Things read for stories (and please don't think this is bragging; I'm slow and plodding and can't remember half of what I read - but, strangely the faster I go through something, the more I retain): The Elegant Universe, Life on the Mississippi, Audobon Guides to Wildflowers and Trees, Architecture of St. Louis (if I could find a street level architecture guide which in all probability does not exist, I would be ecstatic), The French Revolution (mostly the storming of the Bastille).

Okay, those are all for Bastille Day and I am aware that I can get myself in a rut by spending too much time going over all this stuff. But in this case, I know exactly what I'm looking for. Other times, I'll stockpile books that I'll flip through and forget reading because I don't know what I'm looking for.
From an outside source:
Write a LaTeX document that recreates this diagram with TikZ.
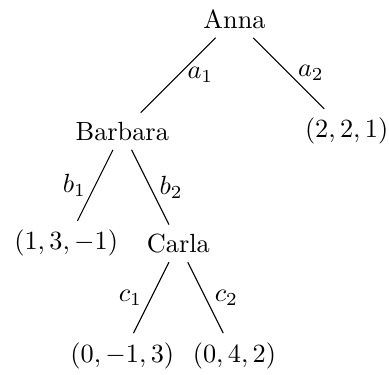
\documentclass[tikz,border=0pt]{standalone}
\usepackage{amsmath}
\usepackage{tikz}
\usetikzlibrary{calc}

\begin{document}
\begin{tikzpicture}
        \tikzset{move/.style={draw}}
        \useasboundingbox (-3.135,-4.759) rectangle (2.066,0.254);
        \node (anna) at (0,0) {Anna};
        \node (barbara) at ($(anna)+(-1.5,-1.5)$) {Barbara};
        \node (pay1) at ($(anna)+(1.5,-1.5)$) {$(2,2,1)$};
        \node (pay2) at ($(barbara)+(-0.75,-1.5)$) {$(1,3,-1)$};
        \node (carla) at ($(barbara)+(0.75,-1.5)$) {Carla};
        \node (pay3) at ($(carla)+(-0.75,-1.5)$) {$(0,-1,3)$};
        \node (pay4) at ($(carla)+(0.75,-1.5)$) {$(0,4,2)$};
        \draw[move] (anna) -- node[right] {$a_1$} (barbara);
        \draw[move] (anna) -- node[right] {$a_2$} (pay1);
        \draw[move] (barbara) -- node[left] {$b_1$} (pay2);
        \draw[move] (barbara) -- node[right] {$b_2$} (carla);
        \draw[move] (carla) -- node[left] {$c_1$} (pay3);
        \draw[move] (carla) -- node[right] {$c_2$} (pay4);
\end{tikzpicture}
\end{document}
The other order of business is Ulysses and my unwritten paper thereof. Okay. Malachi Mulligan is a gross materialist who does indeed have good intentions for Stephen Daedalus, but the self-serious bard cannot take the Buck's mockery. Stephen is his father's son; they are both wasting drunkards, yet Leopold Bloom wishes to serve as a surrogate father to Stephen. See the line on Rudy, "Me in his eyes." That whole section makes me really sad and gives me goosebumps. Bloom's humanism is what I keep coming back to when I hear other students or whomever say Ulysses is artistic masturbation, a scholarly program for masochists. Now, at about the same time Bloom is thinking of Rudy and if he had lived, Stephen, on Sandymount Strand, recalls that he has his father's eyes. Alright, enough, anyway. The eyes-business I got from James Joyce and Shakespeare. Anyway, this is all dizzying.
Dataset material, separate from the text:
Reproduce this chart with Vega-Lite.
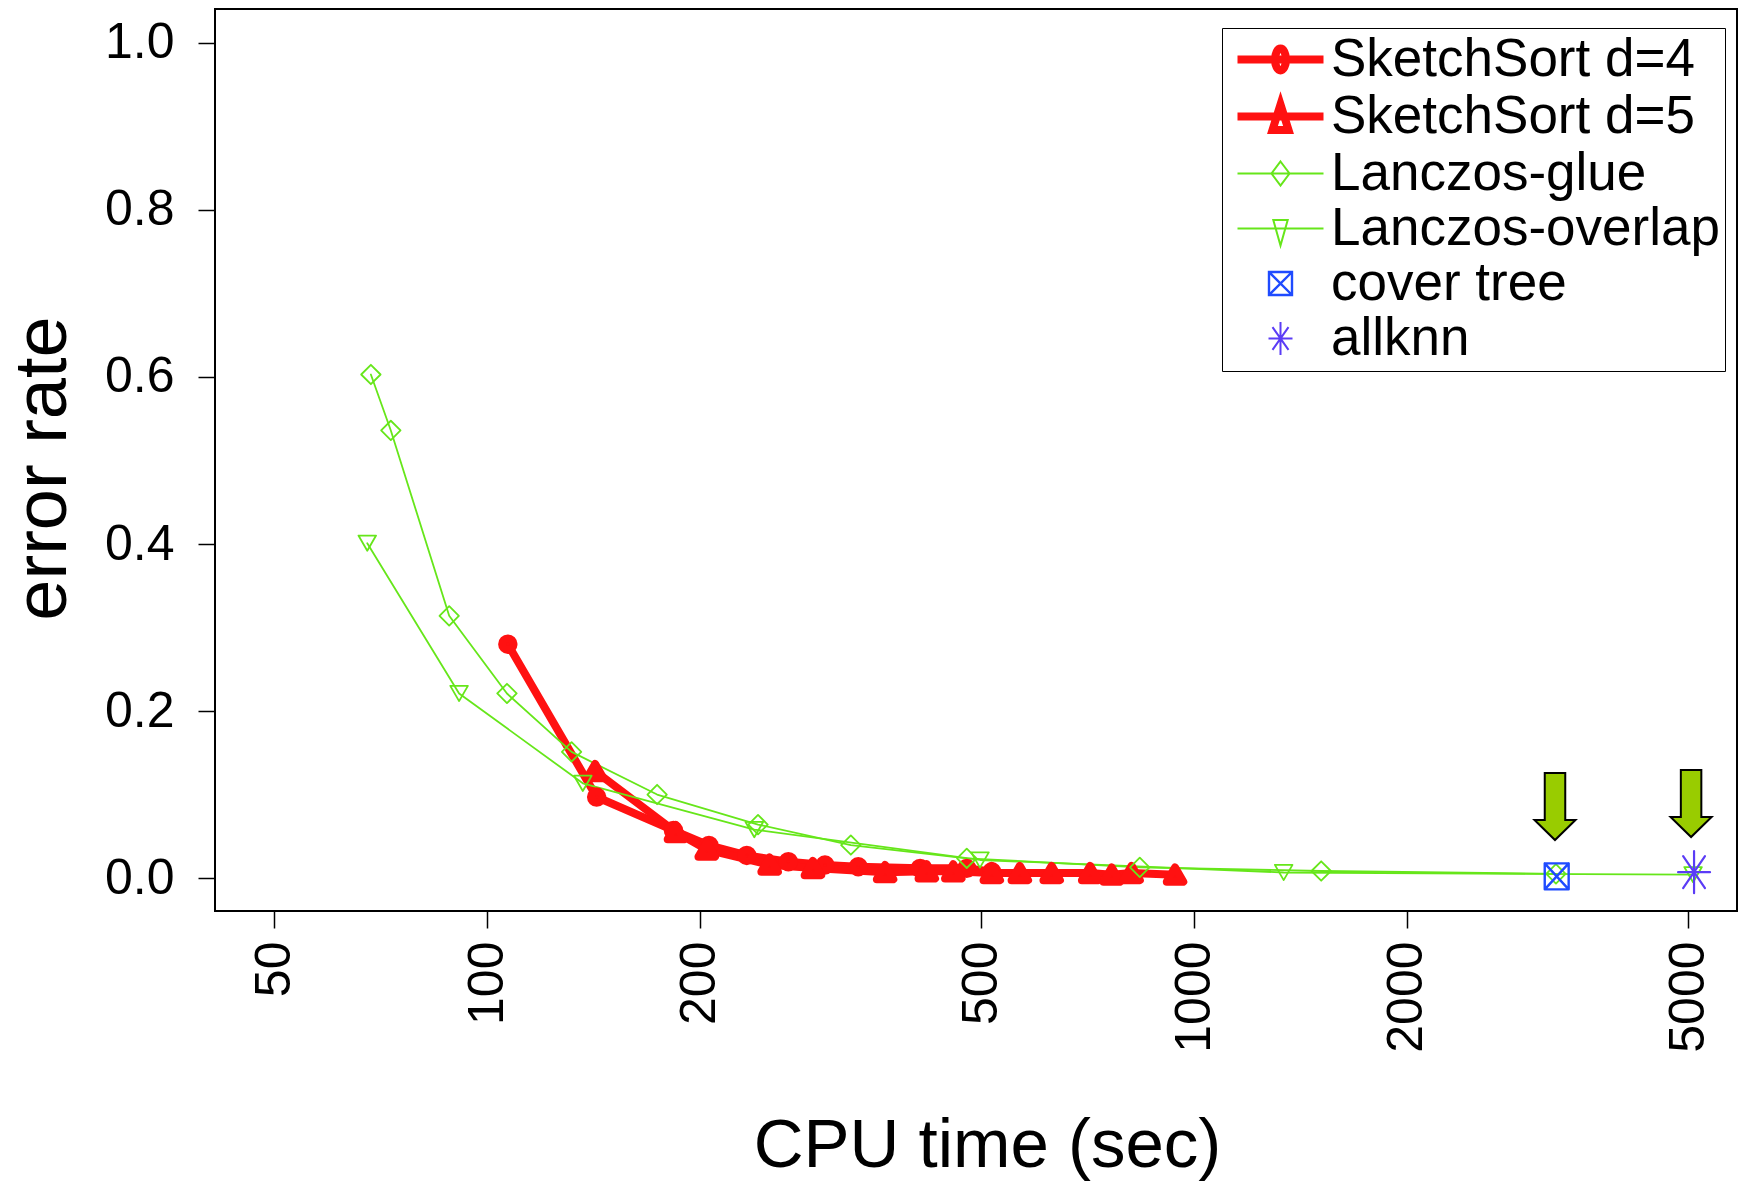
{
  "$schema": "https://vega.github.io/schema/vega-lite/v6.json",
  "width": 1522,
  "height": 902,
  "autosize": {"type": "none"},
  "padding": {"left": 215, "top": 9, "right": 10, "bottom": 271},
  "background": "white",
  "config": {
    "view": {"stroke": "black", "strokeWidth": 2},
    "font": "Liberation Sans",
    "axis": {
      "grid": false,
      "domain": false,
      "tickColor": "black",
      "tickWidth": 1.5,
      "tickSize": 17,
      "labelColor": "black",
      "titleColor": "black",
      "labelFont": "Liberation Sans",
      "titleFont": "Liberation Sans",
      "labelFontSize": 50,
      "titleFontSize": 74,
      "titleFontWeight": "normal",
      "labelOverlap": false,
      "labelFlush": false
    }
  },
  "datasets": {
    "runs": [
      {"series": "SketchSort d=4", "time": 107, "err": 0.28},
      {"series": "SketchSort d=4", "time": 142.9, "err": 0.097},
      {"series": "SketchSort d=4", "time": 183.5, "err": 0.057},
      {"series": "SketchSort d=4", "time": 206, "err": 0.039},
      {"series": "SketchSort d=4", "time": 233, "err": 0.027},
      {"series": "SketchSort d=4", "time": 266.8, "err": 0.0195},
      {"series": "SketchSort d=4", "time": 300.6, "err": 0.0156},
      {"series": "SketchSort d=4", "time": 335, "err": 0.0135},
      {"series": "SketchSort d=4", "time": 409.8, "err": 0.0116},
      {"series": "SketchSort d=4", "time": 477, "err": 0.0116},
      {"series": "SketchSort d=4", "time": 517.5, "err": 0.0075},
      {"series": "SketchSort d=5", "time": 142.2, "err": 0.128},
      {"series": "SketchSort d=5", "time": 185, "err": 0.055},
      {"series": "SketchSort d=5", "time": 204.5, "err": 0.034},
      {"series": "SketchSort d=5", "time": 251, "err": 0.016},
      {"series": "SketchSort d=5", "time": 289, "err": 0.012},
      {"series": "SketchSort d=5", "time": 365.6, "err": 0.007},
      {"series": "SketchSort d=5", "time": 418.8, "err": 0.008},
      {"series": "SketchSort d=5", "time": 456.5, "err": 0.008},
      {"series": "SketchSort d=5", "time": 517.5, "err": 0.006},
      {"series": "SketchSort d=5", "time": 567, "err": 0.006},
      {"series": "SketchSort d=5", "time": 629, "err": 0.006},
      {"series": "SketchSort d=5", "time": 713, "err": 0.006},
      {"series": "SketchSort d=5", "time": 765, "err": 0.004},
      {"series": "SketchSort d=5", "time": 816, "err": 0.006},
      {"series": "SketchSort d=5", "time": 940, "err": 0.004},
      {"series": "Lanczos-glue", "time": 68.5, "err": 0.603},
      {"series": "Lanczos-glue", "time": 73.1, "err": 0.536},
      {"series": "Lanczos-glue", "time": 88.4, "err": 0.314},
      {"series": "Lanczos-glue", "time": 106.7, "err": 0.221},
      {"series": "Lanczos-glue", "time": 131.7, "err": 0.151},
      {"series": "Lanczos-glue", "time": 174, "err": 0.1},
      {"series": "Lanczos-glue", "time": 241.7, "err": 0.064},
      {"series": "Lanczos-glue", "time": 327, "err": 0.0395},
      {"series": "Lanczos-glue", "time": 477, "err": 0.0236},
      {"series": "Lanczos-glue", "time": 838, "err": 0.0128},
      {"series": "Lanczos-glue", "time": 1513, "err": 0.0084},
      {"series": "Lanczos-glue", "time": 3250, "err": 0.005},
      {"series": "Lanczos-overlap", "time": 67.7, "err": 0.401},
      {"series": "Lanczos-overlap", "time": 91.3, "err": 0.221},
      {"series": "Lanczos-overlap", "time": 136.6, "err": 0.1134},
      {"series": "Lanczos-overlap", "time": 238.8, "err": 0.058},
      {"series": "Lanczos-overlap", "time": 498, "err": 0.0216},
      {"series": "Lanczos-overlap", "time": 1339, "err": 0.0066},
      {"series": "Lanczos-overlap", "time": 5080, "err": 0.004},
      {"series": "cover tree", "time": 3258, "err": 0.002},
      {"series": "allknn", "time": 5096, "err": 0.007}
    ],
    "arrows": [
      {"time": 3240, "err": 0.0856},
      {"time": 5047, "err": 0.0892}
    ]
  },
  "resolve": {
    "scale": {"shape": "independent", "strokeWidth": "independent", "size": "independent"},
    "legend": {"color": "independent", "shape": "independent", "size": "independent", "strokeWidth": "independent"}
  },
  "layer": [
    {
      "data": {"name": "runs"},
      "transform": [
        {"filter": {"field": "series", "oneOf": ["SketchSort d=4", "SketchSort d=5", "Lanczos-glue", "Lanczos-overlap"]}}
      ],
      "mark": {"type": "line", "strokeJoin": "round", "strokeCap": "round"},
      "encoding": {
        "x": {
          "field": "time", "type": "quantitative",
          "scale": {"type": "log", "domain": [41.23, 5861], "nice": false, "zero": false},
          "axis": {
            "values": [50, 100, 200, 500, 1000, 2000, 5000],
            "format": "d",
            "labelAngle": 270,
            "labelAlign": "right",
            "labelBaseline": "middle",
            "labelPadding": 13,
            "title": "CPU time (sec)",
            "titleFontSize": 69,
            "titleX": 772,
            "titleY": 255,
            "titleAlign": "center",
            "titleBaseline": "alphabetic"
          }
        },
        "y": {
          "field": "err", "type": "quantitative",
          "scale": {"domain": [-0.0395, 1.0407], "nice": false, "zero": false},
          "axis": {
            "values": [0, 0.2, 0.4, 0.6, 0.8, 1],
            "format": ".1f",
            "labelPadding": 24,
            "title": "error rate",
            "titleAngle": 270,
            "titleX": -150,
            "titleY": 459,
            "titleAlign": "center",
            "titleBaseline": "alphabetic"
          }
        },
        "color": {
          "field": "series", "type": "nominal",
          "scale": {
            "domain": ["SketchSort d=4", "SketchSort d=5", "Lanczos-glue", "Lanczos-overlap", "cover tree", "allknn"],
            "range": ["#ff1111", "#ff1111", "#66e61a", "#66e61a", "#1f4bff", "#5b3cf6"]
          },
          "legend": null
        },
        "strokeWidth": {
          "field": "series", "type": "nominal",
          "scale": {
            "type": "ordinal",
            "domain": ["allknn", "cover tree", "Lanczos-overlap", "Lanczos-glue", "SketchSort d=5", "SketchSort d=4"],
            "range": [2.2, 2.4, 1.8, 1.8, 8, 8]
          },
          "legend": null
        }
      }
    },
    {
      "data": {"name": "runs"},
      "mark": {"type": "point", "filled": false, "opacity": 1, "strokeJoin": "round", "strokeCap": "round"},
      "encoding": {
        "x": {"field": "time", "type": "quantitative"},
        "y": {"field": "err", "type": "quantitative"},
        "color": {"field": "series", "type": "nominal", "legend": null},
        "shape": {
          "field": "series", "type": "nominal",
          "scale": {
            "domain": ["allknn", "cover tree", "Lanczos-overlap", "Lanczos-glue", "SketchSort d=5", "SketchSort d=4"],
            "range": [
              "M0,-1L0,1M-0.76,0L0.76,0M-0.52,-0.76L0.52,0.76M-0.52,0.76L0.52,-0.76",
              "M-0.92,-1L0.92,-1L0.92,1L-0.92,1ZM-0.92,-1L0.92,1M-0.92,1L0.92,-1",
              "M-1,-0.866L1,-0.866L0,0.866Z",
              "M0,-1L1,0L0,1L-1,0Z",
              "M0,-0.866L1,0.866L-1,0.866Z",
              "circle"
            ]
          },
          "legend": null
        },
        "size": {
          "field": "series", "type": "nominal",
          "scale": {
            "type": "ordinal",
            "domain": ["allknn", "cover tree", "Lanczos-overlap", "Lanczos-glue", "SketchSort d=5", "SketchSort d=4"],
            "range": [1764, 676, 310, 376, 272, 130]
          },
          "legend": null
        },
        "strokeWidth": {
          "field": "series", "type": "nominal",
          "scale": {
            "type": "ordinal",
            "domain": ["allknn", "cover tree", "Lanczos-overlap", "Lanczos-glue", "SketchSort d=5", "SketchSort d=4"],
            "range": [2.2, 2.4, 1.8, 1.8, 8, 8]
          },
          "legend": null
        }
      }
    },
    {
      "data": {"name": "runs"},
      "transform": [{"filter": "datum.time < 0"}],
      "mark": {"type": "point", "filled": false, "opacity": 1, "strokeJoin": "round", "strokeCap": "round"},
      "encoding": {
        "x": {"field": "time", "type": "quantitative"},
        "y": {"field": "err", "type": "quantitative"},
        "color": {
          "field": "series", "type": "nominal",
          "legend": {
            "title": null,
            "orient": "none",
            "legendX": 1007,
            "legendY": 19,
            "padding": 5,
            "strokeColor": "black",
            "fillColor": "white",
            "symbolSize": 1600,
            "labelFont": "Liberation Sans",
            "labelFontSize": 53,
            "labelColor": "black",
            "labelOffset": 51,
            "labelLimit": 0,
            "rowPadding": 1,
            "encode": {"legend": {"strokeWidth": {"value": 2}}}
          }
        },
        "shape": {
          "field": "series", "type": "nominal",
          "scale": {
            "domain": ["SketchSort d=4", "SketchSort d=5", "Lanczos-glue", "Lanczos-overlap", "cover tree", "allknn"],
            "range": [
              "M-0.8,0L3.5,0M1.625,0A0.275,0.55 0 1,1 1.075,0A0.275,0.55 0 1,1 1.625,0",
              "M-0.8,0L3.5,0M1.35,-0.6L1.75,0.67L0.95,0.67Z",
              "M-0.8,0L3.5,0M1.35,-0.6L1.8,0L1.35,0.6L0.9,0Z",
              "M-0.8,0L3.5,0M0.99,-0.43L1.71,-0.43L1.35,0.85Z",
              "M0.775,-0.575L1.925,-0.575L1.925,0.575L0.775,0.575ZM0.775,-0.575L1.925,0.575M0.775,0.575L1.925,-0.575",
              "M1.35,-0.825L1.35,0.825M0.75,0L1.95,0M0.95,-0.57L1.75,0.57M0.95,0.57L1.75,-0.57"
            ]
          }
        },
        "strokeWidth": {
          "field": "series", "type": "nominal",
          "scale": {
            "type": "ordinal",
            "domain": ["SketchSort d=4", "SketchSort d=5", "Lanczos-glue", "Lanczos-overlap", "cover tree", "allknn"],
            "range": [8, 8, 2, 2, 2.4, 2]
          }
        }
      }
    },
    {
      "data": {"name": "arrows"},
      "mark": {
        "type": "point",
        "filled": true,
        "opacity": 1,
        "shape": "M-0.306,-1L0.306,-1L0.306,0.403L0.612,0.403L0,1L-0.612,0.403L-0.306,0.403Z",
        "size": 4489,
        "fill": "#99cc00",
        "stroke": "black",
        "strokeWidth": 2
      },
      "encoding": {
        "x": {"field": "time", "type": "quantitative"},
        "y": {"field": "err", "type": "quantitative"}
      }
    }
  ]
}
I had a new idea for a story, for the holiday series. It involves a periphery character who is based on a somewhat former acquaintance of mine. This man will be in his late 30s or early 40s and will suffer from a psycho-sexual narcissistic mania. The "star" of the story is a character named Christian, himself a narcissistic maniac, who has only appeared in one of my stories previously. The thing that I love about Ulysses is how real it feels. Of course, parts of it are completely told (Oxen, Sirens) and other parts are most assuredly not real (95% of Circe), but Joyce knew exactly where all of his characters were and what they were doing at all times. You can trace their actions by minor asides given by other characters. That's something I want to instill in my stories in this series, that these are real characters who are alive and active even when they aren't featured in the story. I'm striving for more interconnectedness - thus the pedant rock-crit editor Brian Porter puts down Tish surreptitiously and in another story is turned down and embarrassed at a concert by Tish's ex-girlfriend Erin. But I don't want it to be Porter telling Erin who he is, but rather, visual cues that we get from Erin match up with cues we get from Tish, even if their method of describing people (something I have tried to vary) are not at all similar. I won't say much about sexual mania now, what form it will take in the story, because it could and probably will change once I've written and revised the thing. I'm widening the series and making more characters the focus of the final five stories. The only one I no longer have slated is Thanksgiving, but even that I have a pretty good idea of - I think it will feature an awful faux-celebrity roast (I tried this before and it didn't work so well, but I'm gonna give another go, maybe with many of the same characters). The thing I have to do next is plot out the entire timeline, know what characters are doing and where they are even in stories they don't appear in.

My brother Jamie's ten year wedding anniversary is this year, in two weeks. It just occurred to me, though he has been an adult for most of my life, that he was my age when he was married. I feel like a third grader who just realized he used to think when he was in first grade that third graders were practically adults. I guess I'd be less chagrined if I hadn't just realized how the vagina works.

1 Comments:

Blogger ashby said...

"if I could find a street level architecture guide which in all probability does not exist, I would be ecstatic"

Isn't that the secret to every young man's heart? Yes, it is.

And I hate to break it to you, but the vagina doesn't work. It just lays there, mocking me, pretending to be coy.